By having complete control over the comic strip, the syndicate can ruin the work. Although there has never, ever been a successor to a comic strip half as good as the original creator, passing strips down through generations like secondhand clothes has been the standard practice of the business since it began. Incredibly, syndicates still today tell young artists that they’re not good enough to draw their own strip, but they are good enough to carry on the work of some legendary strip instead. Too often, syndicates would rather have the dwindling income of a doddering dinosaur than let the strip die and risk losing the spot to a rival syndicate. Consequently, the comics pages are full of dead wood. Strips that had some relevance to the world during the depression are now being continued by baby boomers, and the results are embarrassing.

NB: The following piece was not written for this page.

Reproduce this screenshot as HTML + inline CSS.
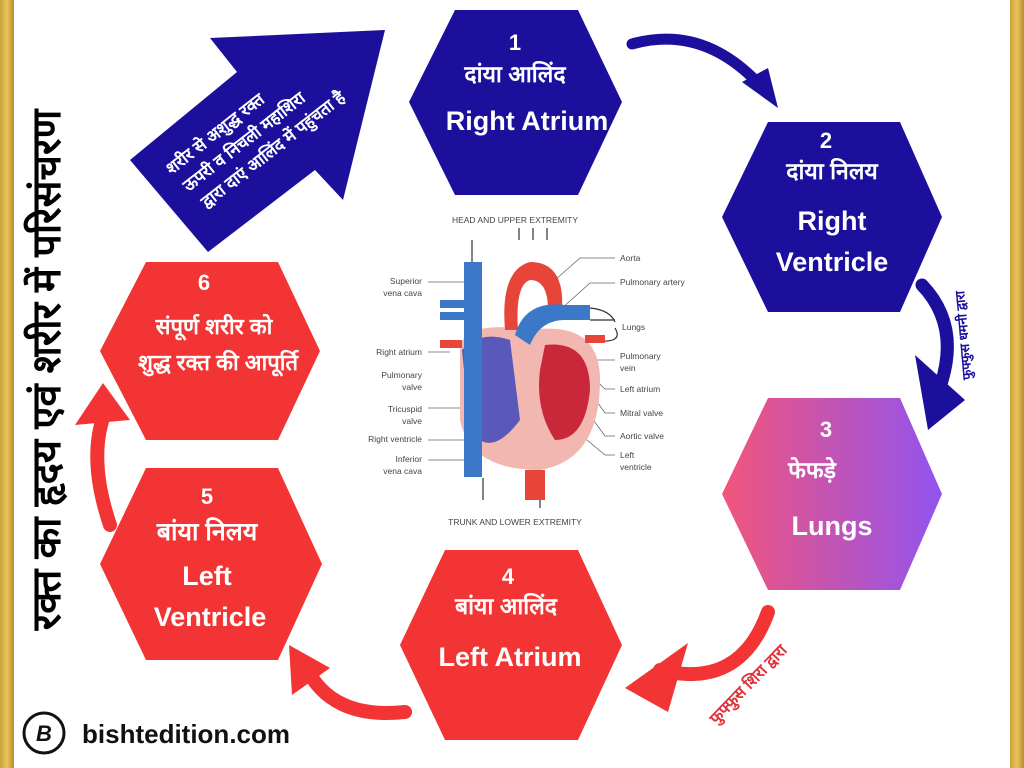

After listing some alternatives to the dire state of the newspaper comic (which hasn’t gotten any better in two decades), Watterson came up with this gem:

Obviously, if I had any business savvy at all myself, I’d lump the whole business tomorrow and self-publish. See, that’s another alternative! My point is simply that cartoons are not necessarily doomed to increasing stupidity and crude craftsmanship. With the right publishing, comics can move into whole new worlds we’ve never seen. Moreover, I think any effort to improve the quality of comics would very likely be rewarded in the marketplace. Think of the people who cut out certain comics to put on refrigerators, or to put in scrapbooks, or to send in letters, or to stick on their office walls. Give them a nicely printed, big color comic on good paper and see if they don’t jump. I think the public would respond if there was a publisher out there with an ounce of vision. For too long, syndicates and cartoonists have been congratulating themselves whenever things don’t get worse. I don’t think that’s good enough. This very weekend we’ve got syndicate executives, cartoonists, readers, and newspaper people all together. let’s knock some heads together and see what we can do. Let’s ask people what they’re doing to improve the state of comics. [emphasis original]

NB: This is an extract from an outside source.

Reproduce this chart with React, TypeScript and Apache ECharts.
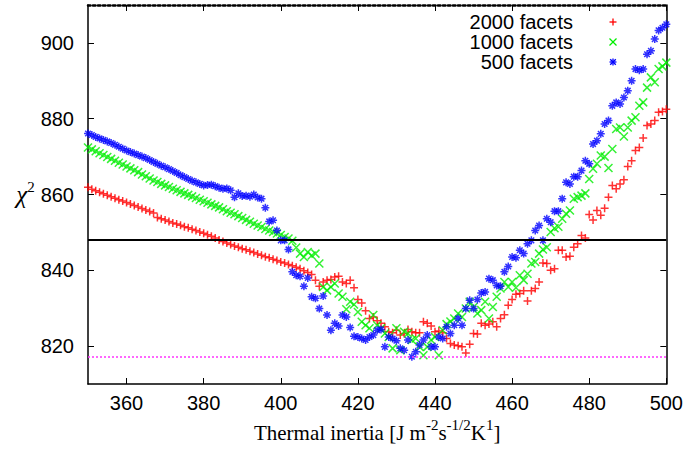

Our boy Dave will be exploring Watterson’s concerns in his talk, and specifically making the case that the best of webcomics are the natural outgrowth of Watterson’s insight. Sure, there are plenty of crappy webcomics, far more than there are good ones. Consider them the latter-day equivalent of the reject piles that littered the desks of syndicate editors in the heyday of newspaper strips and were never seen by anybody. Instead of the syndicate providing that curatorial function, we readers provide it ourselves, and the webcomics creators (the best of them, the ones that make their living at it) are those self-publishers that Watterson called for.

We hope to bring you a copy of Kellett’s full speech early next week.

In other news, I have had this very discussion and variations on the dream in real life.

[Selling The Artist]

Much of what Bill Watterson was hoping for comics in terms artistic independence and control has been made possible by electronic self-publication and distribution through the Internet and webcomics, print-on-demand, e-readers, tablets and smartphones.

But artists have always been able to do their art without interference if they were willing to starve and never receive public recognition. What you’ll see all artists complaining about is the amount of time and effort they have to spend marketing/publicizing themselves and their art.

Artists everywhere want to be so-called successful artists without having to be successful marketers. Or without having to sell out to a rich corporation that will do all their (expensive) marketing for them, so they can get back to doing what they really love: their art. That dilemma is not going to go away, even if it’s all become digitized. Artists still have to work hard at getting others to see their work in the first place. Get known by publicizing themselves, doing their own marketing (and paying for it). Or do the hard work of finding and selling some business on the idea of marketing them, making them a household name, making them rich and famous. Starvation and anonymity sounding better all the time.